The amount of water diverted from other areas like Hebei and Shanxi provinces has grown from less than 0.5 per cent in 2006 to 8 per cent of Beijing’s water supply last year, the report said. “Beijing has exported its water crisis,” it said.
In Hebei province, the water shortage has become an acute problem, with water resources falling about 50 per cent from their 1950 level, Xinhua quoted Li Qinglin, a director of Hebei’s water conservation department, as saying last year.
“Beijing can’t keep going further afield, with larger engineering projects to take water from other people’s watersheds. Beijing needs to implement regulatory and pricing regimes that reflect the scarcity of water in their own watershed and induce conservation and watershed rehabilitation,” Adams said.

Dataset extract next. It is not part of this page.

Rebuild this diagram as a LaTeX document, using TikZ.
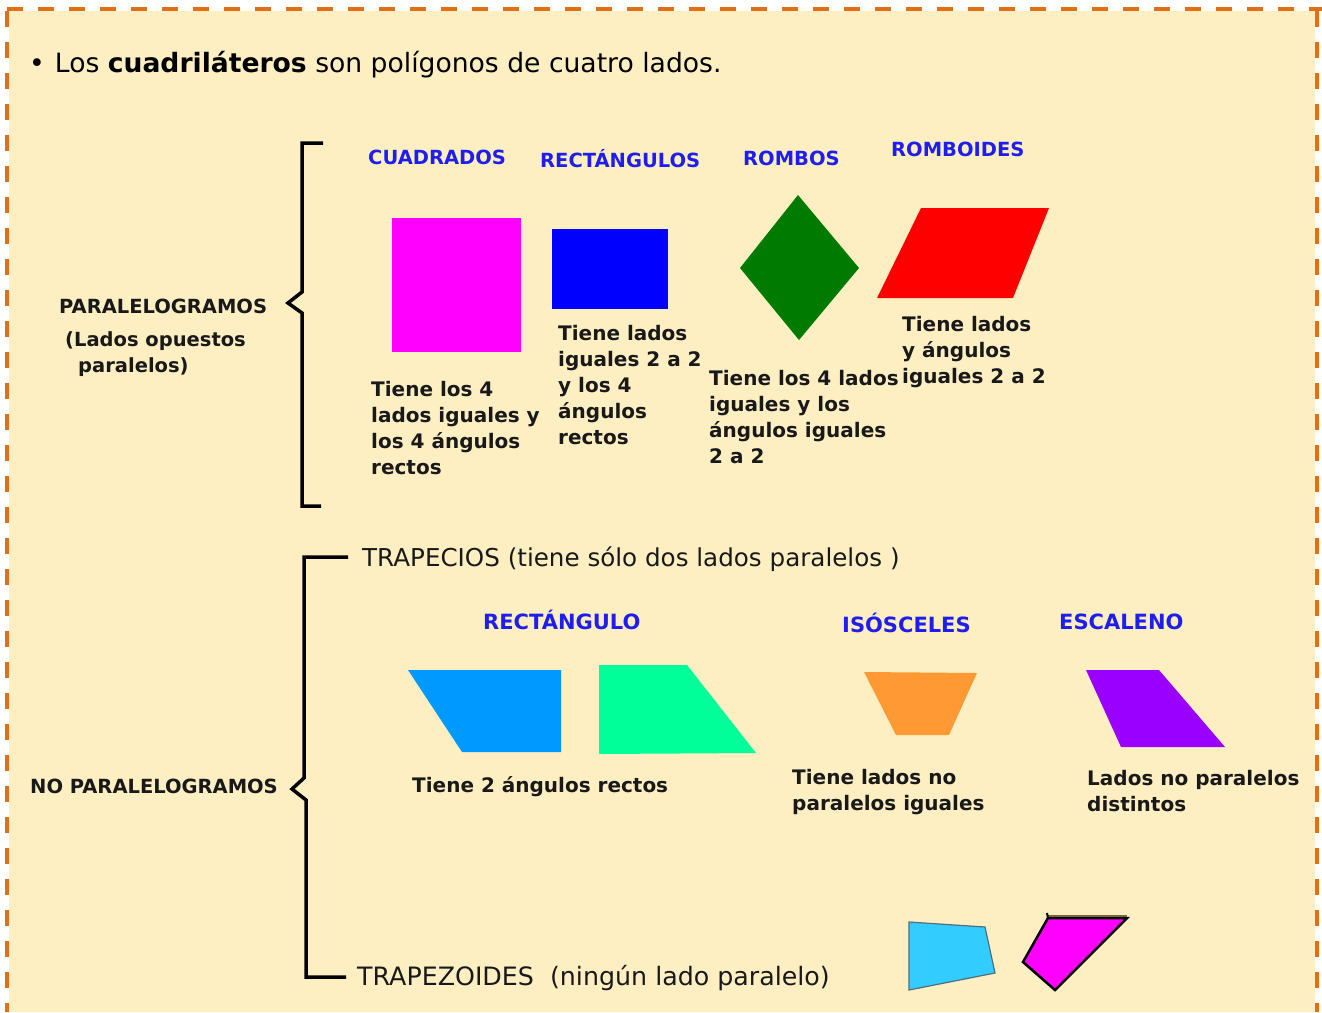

“Resource management by decree leads to massive mistakes. Those are now obvious in Beijing,” the Probe report said. “The political fixation on large engineering projects to keep urban taps flowing at little or no cost to consumers meant consumption was divorced from consequence without price signals to indicate scarcity.”
Beijing has good laws to protect its water, the report said. “But without effective enforcement, they are irrelevant at best and an excuse at worst. Though Beijing has much work to do to restore its watershed and live within its water means, the goal is achievable.”
Toh Han Shih, South China Morning Post, August 16, 2010.